LETTER TO THE EDITOR
THE situation communities find themselves in with the present fire situation is completely unacceptable.
It gets even worse to hear politicians and senior bureaucrats, who should know better, blame this on climate change.
This is to try and deflect the blame from governmental failure to address the massive fuel build-up on Crown and public land.
When I was a youngster, in the mid-60s, at secondary school I topped science and considered it a reputable subject.
I now no longer maintain this view in so many areas.
Blaming these fires on climate change is deplorable.
For a start, I have not seen credible evidence to support climate change that will stand up to honest examination - things like calculating sea level rise from naturally sinking volcanic islands.

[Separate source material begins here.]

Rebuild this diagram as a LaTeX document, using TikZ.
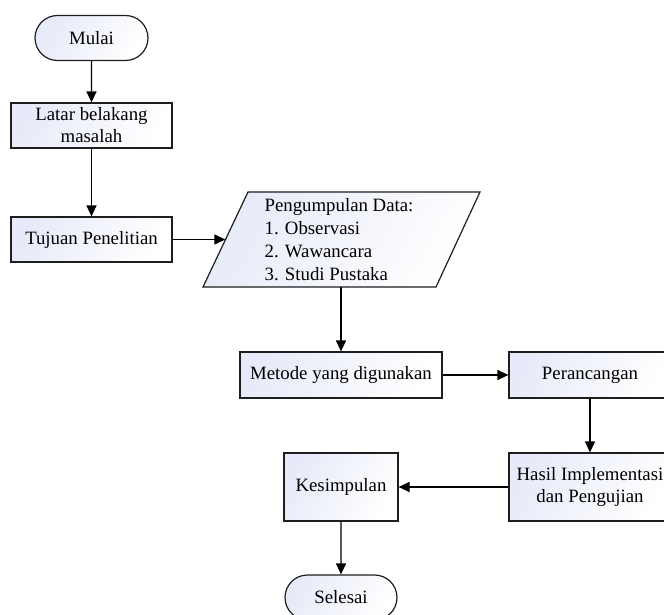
\documentclass[tikz,border=0pt]{standalone}
\usepackage{fontspec}
\setmainfont{Liberation Serif}
\usetikzlibrary{arrows.meta,shapes.misc}
\definecolor{fillblue}{RGB}{231,234,248}
\definecolor{edge}{RGB}{30,30,30}
\tikzset{
  base/.style={draw=edge, line width=1.2pt, left color=fillblue, right color=white,
    shading angle=60, inner sep=0pt, align=center, font=\fontsize{18.8}{22}\selectfont},
  procbox/.style={base, rectangle},
  termbox/.style={base, rounded rectangle, minimum width=113pt, minimum height=45pt},
  flow/.style={draw=black, line width=1.4pt, -{Triangle[length=11pt,width=10pt]}},
}
\begin{document}
\begin{tikzpicture}[x=1pt,y=-1pt]
\useasboundingbox (0,0) rectangle (664,615);
\node[termbox] (mulai) at (91.5,38) {Mulai};
\node[procbox, minimum width=161pt, minimum height=45pt] (latar) at (91.5,125.5) {Latar belakang\\masalah};
\node[procbox, minimum width=161pt, minimum height=45pt] (tujuan) at (91.5,239.5) {Tujuan Penelitian};
% parallelogram
\shade[draw=edge, line width=1.2pt, left color=fillblue, right color=white, shading angle=60]
  (248,192) -- (480,192) -- (436,287) -- (203,287) -- cycle;
\node[align=left, inner sep=0pt, font=\fontsize{18.8}{23}\selectfont] (data) at (339,240)
  {Pengumpulan Data:\\1. Observasi\\2. Wawancara\\3. Studi Pustaka};
\coordinate (datain) at (225.3,239.5);
\coordinate (dataout) at (341,287);
\node[procbox, minimum width=202pt, minimum height=46pt] (metode) at (341,375) {Metode yang digunakan};
\node[procbox, minimum width=162pt, minimum height=46pt] (rancang) at (590,375) {Perancangan};
\node[procbox, minimum width=162pt, minimum height=68pt] (hasil) at (590,487) {Hasil Implementasi\\dan Pengujian};
\node[procbox, minimum width=114pt, minimum height=68pt] (simpul) at (341,487) {Kesimpulan};
\node[termbox, minimum width=112pt] (selesai) at (341,597.5) {Selesai};
\draw[flow] (mulai) -- (latar);
\draw[flow] (latar) -- (tujuan);
\draw[flow] (tujuan) -- (datain);
\draw[flow] (dataout) -- (metode);
\draw[flow] (metode) -- (rancang);
\draw[flow] (rancang) -- (hasil);
\draw[flow] (hasil) -- (simpul);
\draw[flow] (simpul) -- (selesai);
\end{tikzpicture}
\end{document}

One volcanic eruption can put out more carbon dioxide than humanity has been responsible for since we have been on Earth.
We now have the CFA chief officer being quoted on the ABC website saying there was a "fair amount of emotion" on the failure to reduce fuel.
He was further quoted as saying "we had fire down the landscape here that has had burns go right through it (during cooler months) and it hasn't slowed it at all."
The CFA learning manual I have states in just one line: "the more fuel there is - the greater the fire intensity."
When I did the CFA level two training, I was given a McArthur Meter to calculate fire intensity and spread.
This showed that if the fuel load was doubled, the fire intensity increased four times, and if doubled again, the intensity would be 16 times.
The approach taken from the green movement has left the Wellington Plains in the Gippsland High Country looking worse than a desert landscape after three hot fires in just 21 years.
There are only four trees left living on the plains, the Sphagnum bogs and bushes, along with the seed stock, are gone.
This is after 12 months from the last hot fire - there is just the odd blade of grass in places.
Apart from that, it is just a bare desert land landscape, for kilometres.
This is like nothing I have seen in all the years I worked in the desert, apart from the dry beds of salt lakes.
It will not be long, if the present management continues, before the whole of the High Country is similar, and with extinctions.
It could well be too late now to save the place from the greens' land management.
The worst culprits I blame for these fires are the politicians.
Too many politicians appear to be following the least line of resistance.
Some rivers use this approach and usually end up crooked, and-or, deviating from the main stream.